What the task requires: Can you write out all the lines word for word, with no pictures?

Dataset extract:
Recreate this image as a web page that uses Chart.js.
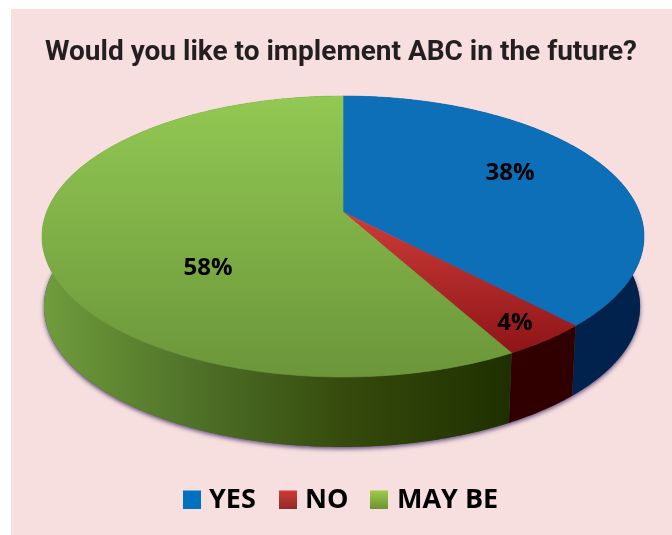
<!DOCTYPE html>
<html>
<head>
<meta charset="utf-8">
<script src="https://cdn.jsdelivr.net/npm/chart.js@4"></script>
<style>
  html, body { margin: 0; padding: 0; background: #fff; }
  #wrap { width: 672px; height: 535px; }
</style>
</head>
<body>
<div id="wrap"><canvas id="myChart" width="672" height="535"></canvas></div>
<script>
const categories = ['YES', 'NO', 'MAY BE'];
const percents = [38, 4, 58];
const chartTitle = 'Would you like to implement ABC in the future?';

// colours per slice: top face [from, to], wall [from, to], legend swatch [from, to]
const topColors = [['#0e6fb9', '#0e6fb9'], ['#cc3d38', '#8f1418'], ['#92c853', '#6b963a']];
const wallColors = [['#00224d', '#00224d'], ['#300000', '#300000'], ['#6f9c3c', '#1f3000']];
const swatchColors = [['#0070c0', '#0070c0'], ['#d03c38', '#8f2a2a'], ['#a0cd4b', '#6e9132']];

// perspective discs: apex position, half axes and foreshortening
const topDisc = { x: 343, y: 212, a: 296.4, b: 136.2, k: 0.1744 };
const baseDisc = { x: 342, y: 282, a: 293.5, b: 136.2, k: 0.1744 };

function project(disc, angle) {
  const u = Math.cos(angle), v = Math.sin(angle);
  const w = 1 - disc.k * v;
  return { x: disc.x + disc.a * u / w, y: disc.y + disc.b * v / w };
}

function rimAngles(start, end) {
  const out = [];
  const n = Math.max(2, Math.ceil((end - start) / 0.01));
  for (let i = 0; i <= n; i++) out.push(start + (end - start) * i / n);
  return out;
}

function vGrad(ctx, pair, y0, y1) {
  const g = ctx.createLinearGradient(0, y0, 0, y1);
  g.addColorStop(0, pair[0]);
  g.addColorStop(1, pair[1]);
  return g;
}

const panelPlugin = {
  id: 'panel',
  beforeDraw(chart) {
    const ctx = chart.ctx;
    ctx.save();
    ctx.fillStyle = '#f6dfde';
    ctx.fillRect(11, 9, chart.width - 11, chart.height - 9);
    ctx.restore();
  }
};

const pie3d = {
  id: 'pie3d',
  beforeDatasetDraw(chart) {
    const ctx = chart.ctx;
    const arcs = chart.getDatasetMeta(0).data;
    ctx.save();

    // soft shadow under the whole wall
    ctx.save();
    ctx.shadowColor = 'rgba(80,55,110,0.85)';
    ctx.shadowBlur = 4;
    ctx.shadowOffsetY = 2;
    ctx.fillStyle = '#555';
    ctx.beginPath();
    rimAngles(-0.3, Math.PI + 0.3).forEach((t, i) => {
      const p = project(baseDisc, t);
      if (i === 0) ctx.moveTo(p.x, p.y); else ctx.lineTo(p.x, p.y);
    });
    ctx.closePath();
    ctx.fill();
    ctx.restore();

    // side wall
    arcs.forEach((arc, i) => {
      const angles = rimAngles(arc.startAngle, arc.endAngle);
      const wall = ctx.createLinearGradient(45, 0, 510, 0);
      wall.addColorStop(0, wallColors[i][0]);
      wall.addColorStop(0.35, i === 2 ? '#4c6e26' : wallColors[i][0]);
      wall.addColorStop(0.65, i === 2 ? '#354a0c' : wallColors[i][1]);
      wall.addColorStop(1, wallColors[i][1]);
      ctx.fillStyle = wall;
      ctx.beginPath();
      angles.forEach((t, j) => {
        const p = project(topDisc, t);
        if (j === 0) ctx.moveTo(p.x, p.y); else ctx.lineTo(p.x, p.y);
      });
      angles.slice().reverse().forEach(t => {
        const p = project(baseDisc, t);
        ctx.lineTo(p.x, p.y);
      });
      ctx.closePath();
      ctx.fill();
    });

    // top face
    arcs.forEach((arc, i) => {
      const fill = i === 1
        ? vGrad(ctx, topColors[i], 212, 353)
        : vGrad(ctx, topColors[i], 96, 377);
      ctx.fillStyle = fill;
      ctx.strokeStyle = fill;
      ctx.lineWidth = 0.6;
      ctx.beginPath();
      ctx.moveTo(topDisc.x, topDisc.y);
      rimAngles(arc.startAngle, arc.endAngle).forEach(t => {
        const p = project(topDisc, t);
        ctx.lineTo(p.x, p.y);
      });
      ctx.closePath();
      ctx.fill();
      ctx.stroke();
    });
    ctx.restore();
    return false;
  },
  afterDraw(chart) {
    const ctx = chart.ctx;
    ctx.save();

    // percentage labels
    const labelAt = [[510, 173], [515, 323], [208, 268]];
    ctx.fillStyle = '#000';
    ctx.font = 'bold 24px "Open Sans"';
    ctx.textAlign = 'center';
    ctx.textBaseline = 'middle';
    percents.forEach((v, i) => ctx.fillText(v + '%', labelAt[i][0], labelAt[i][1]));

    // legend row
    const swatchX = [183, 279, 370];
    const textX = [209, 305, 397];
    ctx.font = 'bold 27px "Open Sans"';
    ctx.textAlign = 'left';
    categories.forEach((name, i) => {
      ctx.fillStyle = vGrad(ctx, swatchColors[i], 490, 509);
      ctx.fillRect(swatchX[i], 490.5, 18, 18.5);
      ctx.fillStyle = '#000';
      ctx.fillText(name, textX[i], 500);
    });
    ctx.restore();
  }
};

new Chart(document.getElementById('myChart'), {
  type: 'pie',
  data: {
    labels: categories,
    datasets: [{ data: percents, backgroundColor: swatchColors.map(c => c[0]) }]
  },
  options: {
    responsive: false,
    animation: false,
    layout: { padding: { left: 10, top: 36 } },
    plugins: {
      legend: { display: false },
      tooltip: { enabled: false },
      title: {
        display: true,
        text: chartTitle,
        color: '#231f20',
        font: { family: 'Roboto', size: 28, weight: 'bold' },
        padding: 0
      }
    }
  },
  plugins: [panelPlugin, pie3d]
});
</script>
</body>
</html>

Task result:
Recreate this image as a web page that uses Chart.js.
<!DOCTYPE html>
<html>
<head>
<meta charset="utf-8">
<script src="https://cdn.jsdelivr.net/npm/chart.js@4"></script>
<style>
  html, body { margin: 0; padding: 0; background: #fff; }
  #wrap { width: 672px; height: 535px; }
</style>
</head>
<body>
<div id="wrap"><canvas id="myChart" width="672" height="535"></canvas></div>
<script>
const categories = ['YES', 'NO', 'MAY BE'];
const percents = [38, 4, 58];
const chartTitle = 'Would you like to implement ABC in the future?';

// colours per slice: top face [from, to], wall [from, to], legend swatch [from, to]
const topColors = [['#0e6fb9', '#0e6fb9'], ['#cc3d38', '#8f1418'], ['#92c853', '#6b963a']];
const wallColors = [['#00224d', '#00224d'], ['#300000', '#300000'], ['#6f9c3c', '#1f3000']];
const swatchColors = [['#0070c0', '#0070c0'], ['#d03c38', '#8f2a2a'], ['#a0cd4b', '#6e9132']];

// perspective discs: apex position, half axes and foreshortening
const topDisc = { x: 343, y: 212, a: 296.4, b: 136.2, k: 0.1744 };
const baseDisc = { x: 342, y: 282, a: 293.5, b: 136.2, k: 0.1744 };

function project(disc, angle) {
  const u = Math.cos(angle), v = Math.sin(angle);
  const w = 1 - disc.k * v;
  return { x: disc.x + disc.a * u / w, y: disc.y + disc.b * v / w };
}

function rimAngles(start, end) {
  const out = [];
  const n = Math.max(2, Math.ceil((end - start) / 0.01));
  for (let i = 0; i <= n; i++) out.push(start + (end - start) * i / n);
  return out;
}

function vGrad(ctx, pair, y0, y1) {
  const g = ctx.createLinearGradient(0, y0, 0, y1);
  g.addColorStop(0, pair[0]);
  g.addColorStop(1, pair[1]);
  return g;
}

const panelPlugin = {
  id: 'panel',
  beforeDraw(chart) {
    const ctx = chart.ctx;
    ctx.save();
    ctx.fillStyle = '#f6dfde';
    ctx.fillRect(11, 9, chart.width - 11, chart.height - 9);
    ctx.restore();
  }
};

const pie3d = {
  id: 'pie3d',
  beforeDatasetDraw(chart) {
    const ctx = chart.ctx;
    const arcs = chart.getDatasetMeta(0).data;
    ctx.save();

    // soft shadow under the whole wall
    ctx.save();
    ctx.shadowColor = 'rgba(80,55,110,0.85)';
    ctx.shadowBlur = 4;
    ctx.shadowOffsetY = 2;
    ctx.fillStyle = '#555';
    ctx.beginPath();
    rimAngles(-0.3, Math.PI + 0.3).forEach((t, i) => {
      const p = project(baseDisc, t);
      if (i === 0) ctx.moveTo(p.x, p.y); else ctx.lineTo(p.x, p.y);
    });
    ctx.closePath();
    ctx.fill();
    ctx.restore();

    // side wall
    arcs.forEach((arc, i) => {
      const angles = rimAngles(arc.startAngle, arc.endAngle);
      const wall = ctx.createLinearGradient(45, 0, 510, 0);
      wall.addColorStop(0, wallColors[i][0]);
      wall.addColorStop(0.35, i === 2 ? '#4c6e26' : wallColors[i][0]);
      wall.addColorStop(0.65, i === 2 ? '#354a0c' : wallColors[i][1]);
      wall.addColorStop(1, wallColors[i][1]);
      ctx.fillStyle = wall;
      ctx.beginPath();
      angles.forEach((t, j) => {
        const p = project(topDisc, t);
        if (j === 0) ctx.moveTo(p.x, p.y); else ctx.lineTo(p.x, p.y);
      });
      angles.slice().reverse().forEach(t => {
        const p = project(baseDisc, t);
        ctx.lineTo(p.x, p.y);
      });
      ctx.closePath();
      ctx.fill();
    });

    // top face
    arcs.forEach((arc, i) => {
      const fill = i === 1
        ? vGrad(ctx, topColors[i], 212, 353)
        : vGrad(ctx, topColors[i], 96, 377);
      ctx.fillStyle = fill;
      ctx.strokeStyle = fill;
      ctx.lineWidth = 0.6;
      ctx.beginPath();
      ctx.moveTo(topDisc.x, topDisc.y);
      rimAngles(arc.startAngle, arc.endAngle).forEach(t => {
        const p = project(topDisc, t);
        ctx.lineTo(p.x, p.y);
      });
      ctx.closePath();
      ctx.fill();
      ctx.stroke();
    });
    ctx.restore();
    return false;
  },
  afterDraw(chart) {
    const ctx = chart.ctx;
    ctx.save();

    // percentage labels
    const labelAt = [[510, 173], [515, 323], [208, 268]];
    ctx.fillStyle = '#000';
    ctx.font = 'bold 24px "Open Sans"';
    ctx.textAlign = 'center';
    ctx.textBaseline = 'middle';
    percents.forEach((v, i) => ctx.fillText(v + '%', labelAt[i][0], labelAt[i][1]));

    // legend row
    const swatchX = [183, 279, 370];
    const textX = [209, 305, 397];
    ctx.font = 'bold 27px "Open Sans"';
    ctx.textAlign = 'left';
    categories.forEach((name, i) => {
      ctx.fillStyle = vGrad(ctx, swatchColors[i], 490, 509);
      ctx.fillRect(swatchX[i], 490.5, 18, 18.5);
      ctx.fillStyle = '#000';
      ctx.fillText(name, textX[i], 500);
    });
    ctx.restore();
  }
};

new Chart(document.getElementById('myChart'), {
  type: 'pie',
  data: {
    labels: categories,
    datasets: [{ data: percents, backgroundColor: swatchColors.map(c => c[0]) }]
  },
  options: {
    responsive: false,
    animation: false,
    layout: { padding: { left: 10, top: 36 } },
    plugins: {
      legend: { display: false },
      tooltip: { enabled: false },
      title: {
        display: true,
        text: chartTitle,
        color: '#231f20',
        font: { family: 'Roboto', size: 28, weight: 'bold' },
        padding: 0
      }
    }
  },
  plugins: [panelPlugin, pie3d]
});
</script>
</body>
</html>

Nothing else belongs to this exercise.